Do PIC's use microcode?
They were talking about this in an IBM mainframe discussion group and I didn't quite know what it all meant. If anyone knows you guys do. (-:
Lindy
2006\05\30@161529
by
Maarten Hofman
>
> Does anyone know what the difference between microcode and millicode is as
> far as chips and cpu are concerned?
I'd say millicode is a specific term coined by IBM to define something
between machine code and microcode.
Do PIC's use microcode?
Given the margins on microcontrollers, I would estimate they don't
(especially not the <18F models). Microcode would increase the chip area,
not not provide any significant feature improvements: microcode is more
useful if your instruction set is more fluid.
They were talking about this in an IBM mainframe discussion group and I
> didn't quite know what it all meant. If anyone knows you guys do. (-:
You might consider using google, there are some good articles on millicode
directly available on the Internet.
Lindy
Greetings,
Maarten Hofman.
2006\05\30@163421
by
Lindy Mayfield
Thanks Maarten. I did find some good info on millicode. But for microcode I wasn't specific enough to get a good response from Google.

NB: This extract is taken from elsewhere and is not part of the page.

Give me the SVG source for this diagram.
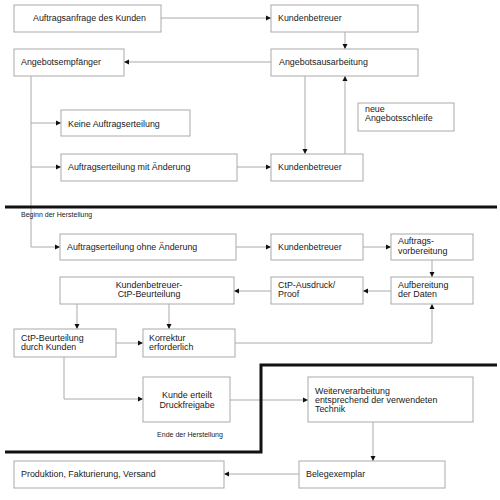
<svg xmlns="http://www.w3.org/2000/svg" width="500" height="500" viewBox="0 0 500 500">
<defs>
<marker id="ah" markerWidth="6" markerHeight="6" refX="5" refY="3" orient="auto" markerUnits="userSpaceOnUse">
<path d="M0,0.5 L5,3 L0,5.5 Z" fill="#111"/>
</marker>
<style>
.b{fill:#fff;stroke:#aaa;stroke-width:1}
.t{font-family:"Liberation Sans",Arial,sans-serif;font-size:8.9px;fill:#1a1a1a}
.s{font-family:"Liberation Sans",Arial,sans-serif;font-size:7px;fill:#1a1a1a}
.c path{fill:none;stroke:#aaa;stroke-width:1}
.a{marker-end:url(#ah)}
.k{fill:none;stroke:#111;stroke-width:3}
</style>
</defs>
<rect width="500" height="500" fill="#fff"/>
<g class="c" id="connectors">
<path class="a" d="M161,18 H271"/>
<path class="a" d="M345,32 V49"/>
<path class="a" d="M271,62 H124"/>
<path class="a" d="M31,76 V247 H60"/>
<path class="a" d="M31,123 H61"/>
<path class="a" d="M31,167 H61"/>
<path class="a" d="M237,167 H271"/>
<path class="a" d="M305,76 V154"/>
<path class="a" d="M345,154 V76"/>
<path class="a" d="M236,247 H271"/>
<path class="a" d="M363,247 H391"/>
<path class="a" d="M432,260 V277"/>
<path class="a" d="M391,291 H363"/>
<path class="a" d="M271,291 H234"/>
<path class="a" d="M77,304 V329"/>
<path class="a" d="M169,304 V329"/>
<path class="a" d="M116,343 H143"/>
<path class="a" d="M235,343 H432 V304"/>
<path class="a" d="M64,357 V399 H143"/>
<path class="a" d="M230,400 H308"/>
<path class="a" d="M373,422 V461"/>
<path class="a" d="M299,474 H224"/>
</g>
<g id="phases">
<path class="k" d="M5,207 H497"/>
<path class="k" d="M5,452 H261 V365 H497"/>
<text class="s" x="21" y="217">Beginn der Herstellung</text>
<text class="s" x="190" y="437" text-anchor="middle">Ende der Herstellung</text>
</g>
<g id="n1"><rect class="b" x="14" y="5" width="147" height="27"/><text class="t" x="33" y="21">Auftragsanfrage des Kunden</text></g>
<g id="n2"><rect class="b" x="271" y="5" width="147" height="27"/><text class="t" x="278" y="21">Kundenbetreuer</text></g>
<g id="n3"><rect class="b" x="14" y="49" width="110" height="27"/><text class="t" x="21" y="65">Angebotsempfänger</text></g>
<g id="n4"><rect class="b" x="271" y="49" width="147" height="27"/><text class="t" x="279" y="65">Angebotsausarbeitung</text></g>
<g id="n5"><rect class="b" x="61" y="110" width="129" height="26"/><text class="t" x="68" y="127">Keine Auftragserteilung</text></g>
<g id="n6"><rect class="b" x="358" y="103" width="96" height="28"/><text class="t" x="365" y="112">neue</text><text class="t" x="365" y="121">Angebotsschleife</text></g>
<g id="n7"><rect class="b" x="61" y="154" width="176" height="27"/><text class="t" x="68" y="170">Auftragserteilung mit Änderung</text></g>
<g id="n8"><rect class="b" x="271" y="154" width="92" height="27"/><text class="t" x="278" y="170">Kundenbetreuer</text></g>
<g id="n9"><rect class="b" x="60" y="234" width="176" height="26"/><text class="t" x="67" y="250">Auftragserteilung ohne Änderung</text></g>
<g id="n10"><rect class="b" x="271" y="234" width="92" height="26"/><text class="t" x="278" y="250">Kundenbetreuer</text></g>
<g id="n11"><rect class="b" x="391" y="234" width="82" height="26"/><text class="t" x="398" y="244">Auftrags-</text><text class="t" x="398" y="254">vorbereitung</text></g>
<g id="n12"><rect class="b" x="391" y="277" width="82" height="27"/><text class="t" x="398" y="288">Aufbereitung</text><text class="t" x="398" y="297">der Daten</text></g>
<g id="n13"><rect class="b" x="271" y="277" width="92" height="27"/><text class="t" x="278" y="288">CtP-Ausdruck/</text><text class="t" x="278" y="297">Proof</text></g>
<g id="n14"><rect class="b" x="60" y="277" width="174" height="27"/><text class="t" x="149" y="288" text-anchor="middle">Kundenbetreuer-</text><text class="t" x="149" y="297" text-anchor="middle">CtP-Beurteilung</text></g>
<g id="n15"><rect class="b" x="14" y="329" width="102" height="28"/><text class="t" x="21" y="341">CtP-Beurteilung</text><text class="t" x="21" y="350">durch Kunden</text></g>
<g id="n16"><rect class="b" x="143" y="329" width="92" height="28"/><text class="t" x="149" y="341">Korrektur</text><text class="t" x="149" y="350">erforderlich</text></g>
<g id="n17"><rect class="b" x="143" y="377" width="87" height="45"/><text class="t" x="187" y="398" text-anchor="middle">Kunde erteilt</text><text class="t" x="187" y="408" text-anchor="middle">Druckfreigabe</text></g>
<g id="n18"><rect class="b" x="308" y="377" width="165" height="45"/><text class="t" x="315" y="394">Weiterverarbeitung</text><text class="t" x="315" y="403">entsprechend der verwendeten</text><text class="t" x="315" y="412">Technik</text></g>
<g id="n19"><rect class="b" x="299" y="461" width="146" height="27"/><text class="t" x="306" y="477">Belegexemplar</text></g>
<g id="n20"><rect class="b" x="14" y="461" width="210" height="27"/><text class="t" x="21" y="477">Produktion, Fakturierung, Versand</text></g>
</svg>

{Original Message removed}
2006\05\30@171238
by
Bob Blick
> Does anyone know what the difference between microcode and millicode is as
> far as chips and cpu are concerned?
>
millicode sounds like a marketing term to me.
wikipedia is useful for microcode:
http://en.wikipedia.org/wiki/Microcode
Cheers,
Bob
2006\05\30@173201
by
Robert Ammerman
It is quite unlikely that any PIC uses microcode in any normal sense.
Microcode generally is used to run a 'microprogram' that interprets the
traditional machine language of the processor. This implies that at least
some instructions are probably going to take more than one cycle. Of course,
this doesn't happen on a PIC (multicycle instructions are really just
pipeline 'stalls' required to pick up the next prefetched instruction.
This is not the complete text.